— TASK OBJECTIVE —
Starting at the top of the listing, extract every line up to and including the one with "merapi_y = [19.4, 12.4, 2.8, 2.1, 2.1]". Pictures stay out of the copy.

— INFORMATION SUPPLIED —
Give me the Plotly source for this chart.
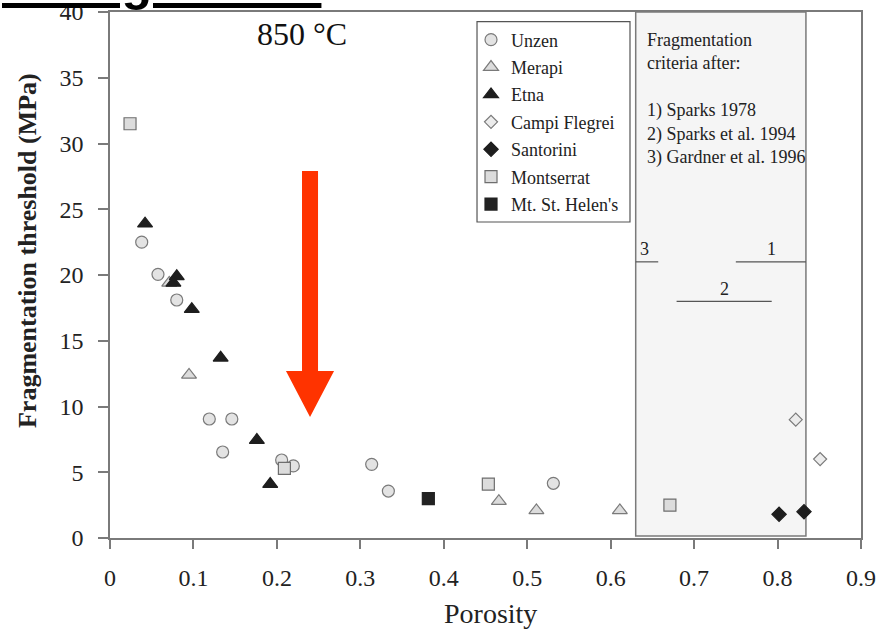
import plotly.graph_objects as go

# ---- data (porosity, fragmentation threshold in MPa) ----
unzen_x = [0.038, 0.0575, 0.080, 0.119, 0.146, 0.135, 0.2057, 0.2197, 0.3136, 0.3336, 0.5313]
unzen_y = [22.5, 20.05, 18.1, 9.05, 9.05, 6.54, 5.93, 5.48, 5.6, 3.57, 4.16]

merapi_x = [0.071, 0.0947, 0.466, 0.511, 0.611]
merapi_y = [19.4, 12.4, 2.8, 2.1, 2.1]

etna_x = [0.042, 0.080, 0.076, 0.098, 0.1326, 0.176, 0.192]
etna_y = [23.9, 19.9, 19.4, 17.4, 13.7, 7.45, 4.1]

campi_x = [0.8218, 0.851]
campi_y = [9.0, 6.0]

santorini_x = [0.8018, 0.8317]
santorini_y = [1.8, 2.0]

montserrat_x = [0.024, 0.209, 0.4534, 0.671]
montserrat_y = [31.5, 5.3, 4.1, 2.5]

helens_x = [0.3815]
helens_y = [3.0]

x_ticks = [0, 0.1, 0.2, 0.3, 0.4, 0.5, 0.6, 0.7, 0.8, 0.9]
x_tick_labels = ["0", "0.1", "0.2", "0.3", "0.4", "0.5", "0.6", "0.7", "0.8", "0.9"]
y_ticks = [0, 5, 10, 15, 20, 25, 30, 35, 40]
y_tick_labels = ["0", "5", "10", "15", "20", "25", "30", "35", "40"]

SERIF = "Liberation Serif"
GRAY_LINE = "#7a7a7a"

series = [
    ("Unzen", unzen_x, unzen_y, "circle", 12, "#e3e3e3", "#7a7a7a"),
    ("Merapi", merapi_x, merapi_y, "triangle-up", 13, "#dcdcdc", "#7a7a7a"),
    ("Etna", etna_x, etna_y, "triangle-up", 13, "#1e1e1e", "#1e1e1e"),
    ("Campi Flegrei", campi_x, campi_y, "diamond", 10, "#ececec", "#7a7a7a"),
    ("Santorini", santorini_x, santorini_y, "diamond", 11, "#1e1e1e", "#1e1e1e"),
    ("Montserrat", montserrat_x, montserrat_y, "square", 12, "#dcdcdc", "#6e6e6e"),
    ("Mt. St. Helen's", helens_x, helens_y, "square", 12, "#222222", "#222222"),
]

fig = go.Figure()
for name, xs, ys, sym, size, fill, line in series:
    fig.add_trace(go.Scatter(
        x=xs, y=ys, mode="markers", name=name, legendgroup=name,
        marker=dict(symbol=sym, size=size, color=fill,
                    line=dict(color=line, width=1.2)),
    ))

shapes = [
    # shaded fragmentation-criteria box
    dict(type="rect", xref="x", yref="y", x0=0.63, x1=0.834, y0=0.15, y1=40,
         fillcolor="#f5f5f5", line=dict(color=GRAY_LINE, width=1.5), layer="below"),
    # criteria lines
    dict(type="line", xref="x", yref="y", x0=0.63, x1=0.657, y0=21, y1=21,
         line=dict(color="#555555", width=1.2)),
    dict(type="line", xref="x", yref="y", x0=0.75, x1=0.834, y0=21, y1=21,
         line=dict(color="#555555", width=1.2)),
    dict(type="line", xref="x", yref="y", x0=0.679, x1=0.793, y0=18, y1=18,
         line=dict(color="#555555", width=1.2)),
    # legend frame
    dict(type="rect", xref="paper", yref="paper", x0=0.4887, x1=0.6924, y0=0.6008, y1=0.9816,
         fillcolor="white", line=dict(color="#555555", width=1.2), layer="below"),
    # red arrow
    dict(type="path", xref="x", yref="y",
         path="M 0.2301,27.9 L 0.2493,27.9 L 0.2493,12.7 L 0.2685,12.7 L 0.2397,9.2 "
              "L 0.2109,12.7 L 0.2301,12.7 Z",
         fillcolor="#ff3300", line=dict(width=0)),
]

annotations = [
    dict(text="850 °C", xref="x", yref="y", x=0.2304, y=38.3, showarrow=False,
         xanchor="center", yanchor="middle",
         font=dict(family=SERIF, size=32, color="#111111")),
    dict(text="Fragmentation<br>criteria after:<br> <br>1) Sparks 1978<br>2) Sparks et al. 1994<br>3) Gardner et al. 1996",
         xref="paper", yref="paper", x=0.7124, y=0.9696, xanchor="left", yanchor="top",
         align="left", showarrow=False, font=dict(family=SERIF, size=18, color="#222222")),
    dict(text="3", xref="x", yref="y", x=0.641, y=22.0, showarrow=False,
         xanchor="center", yanchor="middle",
         font=dict(family=SERIF, size=18, color="#222222")),
    dict(text="1", xref="x", yref="y", x=0.793, y=22.0, showarrow=False,
         xanchor="center", yanchor="middle",
         font=dict(family=SERIF, size=18, color="#222222")),
    dict(text="2", xref="x", yref="y", x=0.737, y=18.9, showarrow=False,
         xanchor="center", yanchor="middle",
         font=dict(family=SERIF, size=18, color="#222222")),
    dict(text="<b>Fragmentation threshold (MPa)</b>", xref="paper", yref="paper",
         x=-0.1105, y=0.5456, xanchor="center", yanchor="middle",
         textangle=-90, showarrow=False,
         font=dict(family=SERIF, size=26, color="#222222")),
    dict(text="Porosity", xref="paper", yref="paper", x=0.506, y=-0.1426,
         xanchor="center", yanchor="middle",
         showarrow=False, font=dict(family=SERIF, size=28, color="#222222")),
    dict(text="<u><b>configuration</b></u>", xref="paper", yref="paper",
         x=-0.1465, y=0.9978, xanchor="left", yanchor="bottom", showarrow=False,
         font=dict(family="Liberation Sans", size=50, color="#000000")),
]

fig.update_layout(
    width=878, height=630,
    margin=dict(l=110, r=17, t=12, b=92, autoexpand=False),
    paper_bgcolor="white", plot_bgcolor="white",
    shapes=shapes, annotations=annotations,
    showlegend=True,
    legend=dict(x=0.4807, y=0.982, xanchor="left", yanchor="top",
                bgcolor="rgba(0,0,0,0)", borderwidth=0, tracegroupgap=1,
                font=dict(family=SERIF, size=18, color="#222222")),
    font=dict(family=SERIF),
)
fig.update_xaxes(range=[0, 0.9], tickvals=x_ticks, ticktext=x_tick_labels,
                 showline=True, linecolor=GRAY_LINE, linewidth=1.5, mirror=True,
                 ticks="outside", ticklen=9, tickwidth=1.5, tickcolor=GRAY_LINE,
                 ticklabelstandoff=8, showgrid=False, zeroline=False, automargin=False,
                 ticklabeloverflow="allow",
                 tickfont=dict(family=SERIF, size=24, color="#222222"))
fig.update_yaxes(range=[0, 40], tickvals=y_ticks, ticktext=y_tick_labels,
                 showline=True, linecolor=GRAY_LINE, linewidth=1.5, mirror=True,
                 ticks="outside", ticklen=10, tickwidth=1.5, tickcolor=GRAY_LINE,
                 ticklabelstandoff=10, showgrid=False, zeroline=False, automargin=False,
                 ticklabeloverflow="allow",
                 tickfont=dict(family=SERIF, size=24, color="#222222"))

fig.write_html("out.html")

— RESPONSE TO THIS TASK —
Give me the Plotly source for this chart.
import plotly.graph_objects as go

# ---- data (porosity, fragmentation threshold in MPa) ----
unzen_x = [0.038, 0.0575, 0.080, 0.119, 0.146, 0.135, 0.2057, 0.2197, 0.3136, 0.3336, 0.5313]
unzen_y = [22.5, 20.05, 18.1, 9.05, 9.05, 6.54, 5.93, 5.48, 5.6, 3.57, 4.16]

merapi_x = [0.071, 0.0947, 0.466, 0.511, 0.611]
merapi_y = [19.4, 12.4, 2.8, 2.1, 2.1]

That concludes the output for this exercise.